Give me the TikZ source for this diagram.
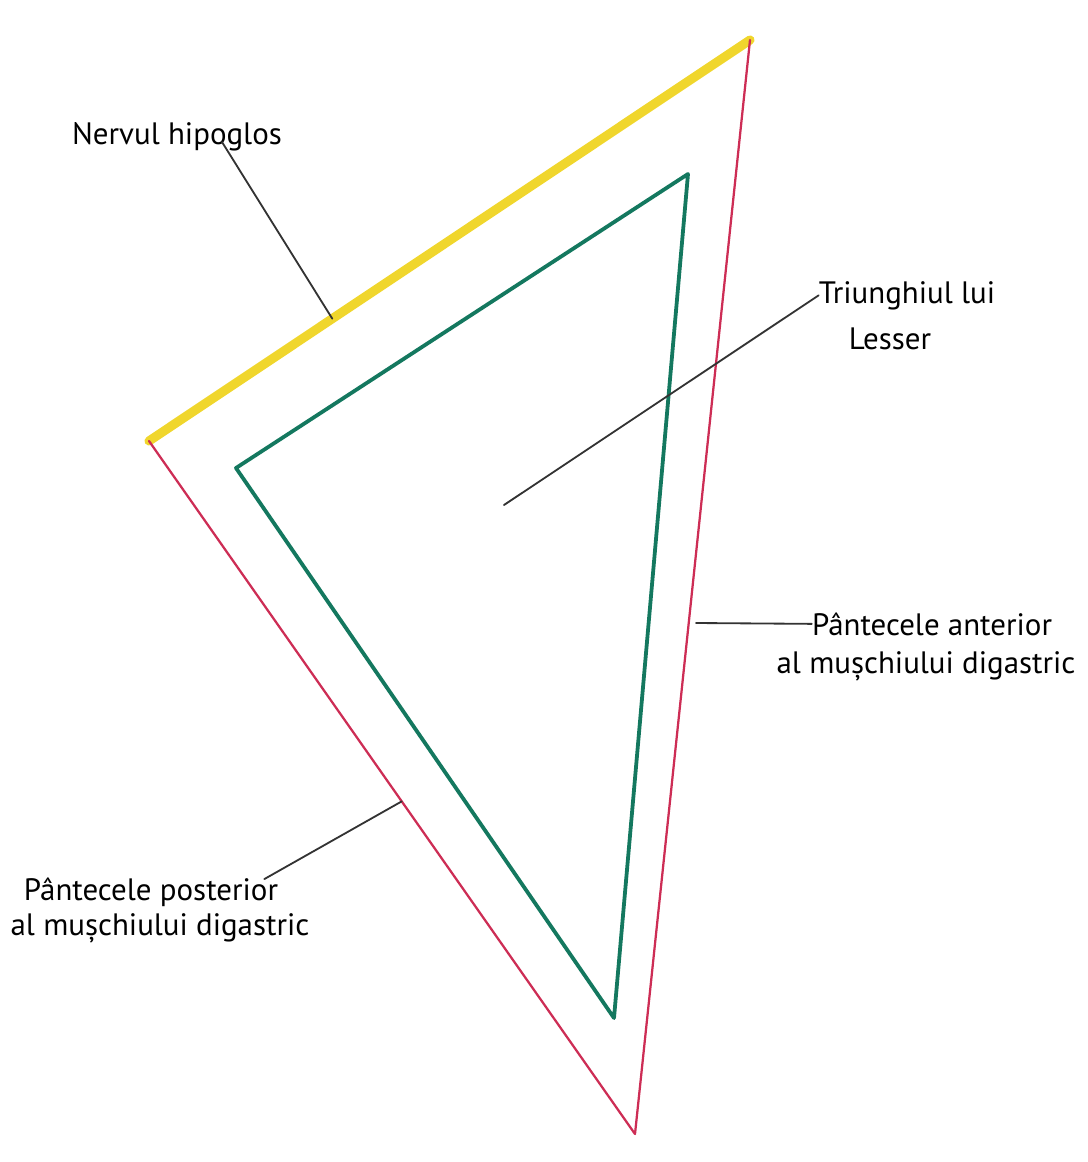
\documentclass[tikz,border=0pt]{standalone}
\usepackage{fontspec}
\setmainfont{PT Sans}
\usetikzlibrary{calc}
\definecolor{nervyellow}{RGB}{240,214,45}
\definecolor{digred}{RGB}{205,45,85}
\definecolor{lessgreen}{RGB}{20,120,95}
\tikzset{
	lbltext/.style={font=\fontsize{22}{28}\selectfont, inner sep=0pt, anchor=base},
	leader/.style={line width=1.3pt, black!80},
}
\begin{document}
\begin{tikzpicture}[x=0.025cm, y=-0.025cm, line join=round, line cap=round]
	\useasboundingbox (0,0) rectangle (1087,1162);
	% outer triangle
	\coordinate (A) at (750,40);
	\coordinate (B) at (149,441);
	\coordinate (C) at (635,1134);
	\draw[nervyellow, line width=6.5pt] (B) -- (A);
	\draw[digred, line width=1.6pt] (A) -- (C) -- (B);
	% Lesser triangle
	\coordinate (D) at (688,174);
	\coordinate (E) at (236,468);
	\coordinate (F) at (614,1018);
	\draw[lessgreen, line width=2.7pt] (D) -- (E) -- (F) -- cycle;
	% labels
	\node[lbltext] (nerv) at (177,145) {Nervul hipoglos};
	\node[lbltext] (lesser1) at (907,303) {Triunghiul lui};
	\node[lbltext] (lesser2) at (890,349) {Lesser};
	\node[lbltext] (ant1) at (932,635) {Pântecele anterior};
	\node[lbltext] (ant2) at (926,673) {al mușchiului digastric};
	\node[lbltext] (post1) at (151,900) {Pântecele posterior};
	\node[lbltext] (post2) at (160,935) {al mușchiului digastric};
	% leader lines
	\coordinate (nervpt) at ($(B)!0.305!(A)$);
	\coordinate (lesspt) at (504,505);
	\coordinate (antpt) at (696,623);
	\coordinate (postpt) at ($(B)!0.52!(C)$);
	\draw[leader] ($(nerv.base)+(45,-3)$) -- (nervpt);
	\draw[leader] (lesser1.west) -- (lesspt);
	\draw[leader] (ant1.west) -- (antpt);
	\draw[leader] ($(post1.north east)+(-14,2)$) -- (postpt);
\end{tikzpicture}
\end{document}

_Task details_: Every line above should be returned exactly; the pictures stay out.

_Solution for this exercise_:
Give me the TikZ source for this diagram.
\documentclass[tikz,border=0pt]{standalone}
\usepackage{fontspec}
\setmainfont{PT Sans}
\usetikzlibrary{calc}
\definecolor{nervyellow}{RGB}{240,214,45}
\definecolor{digred}{RGB}{205,45,85}
\definecolor{lessgreen}{RGB}{20,120,95}
\tikzset{
	lbltext/.style={font=\fontsize{22}{28}\selectfont, inner sep=0pt, anchor=base},
	leader/.style={line width=1.3pt, black!80},
}
\begin{document}
\begin{tikzpicture}[x=0.025cm, y=-0.025cm, line join=round, line cap=round]
	\useasboundingbox (0,0) rectangle (1087,1162);
	% outer triangle
	\coordinate (A) at (750,40);
	\coordinate (B) at (149,441);
	\coordinate (C) at (635,1134);
	\draw[nervyellow, line width=6.5pt] (B) -- (A);
	\draw[digred, line width=1.6pt] (A) -- (C) -- (B);
	% Lesser triangle
	\coordinate (D) at (688,174);
	\coordinate (E) at (236,468);
	\coordinate (F) at (614,1018);
	\draw[lessgreen, line width=2.7pt] (D) -- (E) -- (F) -- cycle;
	% labels
	\node[lbltext] (nerv) at (177,145) {Nervul hipoglos};
	\node[lbltext] (lesser1) at (907,303) {Triunghiul lui};
	\node[lbltext] (lesser2) at (890,349) {Lesser};
	\node[lbltext] (ant1) at (932,635) {Pântecele anterior};
	\node[lbltext] (ant2) at (926,673) {al mușchiului digastric};
	\node[lbltext] (post1) at (151,900) {Pântecele posterior};
	\node[lbltext] (post2) at (160,935) {al mușchiului digastric};
	% leader lines
	\coordinate (nervpt) at ($(B)!0.305!(A)$);
	\coordinate (lesspt) at (504,505);
	\coordinate (antpt) at (696,623);
	\coordinate (postpt) at ($(B)!0.52!(C)$);
	\draw[leader] ($(nerv.base)+(45,-3)$) -- (nervpt);
	\draw[leader] (lesser1.west) -- (lesspt);
	\draw[leader] (ant1.west) -- (antpt);
	\draw[leader] ($(post1.north east)+(-14,2)$) -- (postpt);
\end{tikzpicture}
\end{document}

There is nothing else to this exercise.